The study noted that Federal Prison Industries’ market share was increasing, not only because of growth, but also due to decreases in federal procurements of the products on which Federal Prison Industries relies for much of its revenue. Deloitte & Touche reported that product diversification had sharply increased overhead (costs related to product design, sales, and marketing), and that customer service and sales support had suffered because of product diversification.

Deloitte & Touche concluded that “[a]dding new product lines will increase FPI’s cost structure and impede its efforts to maintain product quality, delivery, and competitive prices,” and it noted that any requirements for specialized production equipment would result in production at no more than one or two facilities, increasing the risk that urgent delivery requirements could be jeopardized by inmate disturbances. The study recommended that Federal Prison Industries focus on its traditional labor-intensive industries instead of introducing new product lines for sale to federal agencies.

The study could not find a single new product that would provide many additional inmate employment opportunities without continuing concerns about market share and displacement of private production and employment. The study suggested that Federal Prison Industries place in creased emphasis on sales of services, and that the procurement preference be continued, and expanded to include services.

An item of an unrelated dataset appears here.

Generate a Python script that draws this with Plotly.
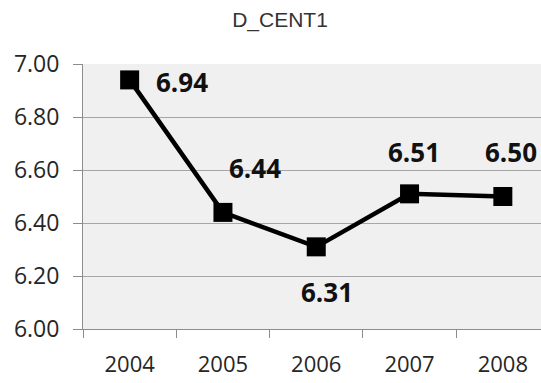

Escalating Competition from Federal Prison Industries

The current federal inmate population exceeds 92,000 people. Projected inmate population in calendar year 2000 is 117,000 people. Federal Prison Industries estimates that it will need to add some 4,800 inmate jobs and 21 factories to its existing base of 16,000 inmate jobs and 100 factories, and even this will not keep pace. Federal Prison Industries’ inmate employment levels have fallen from 25 percent of the inmate population in 1991 to 19 percent of the inmate population in 1994.

Federal Prison Industries is moving strongly into the federal services market. Services sales for fiscal year 1995 include some $8.1 million in Defense Department equipment repair services, $6.3 million in print and binding services, $5.5 million in mail bag repair services, $4.1 million in kit and equipment assembly services, $2.1 million in Defense Department vehicle repairs, $2.1 million in Defense Department laundry services, $1.9 million in furniture repair services, $1.2 million in data conversion, optical scanning and digitizing services, $409,000 in mail and distribution services, and $305,000 in computer repair services.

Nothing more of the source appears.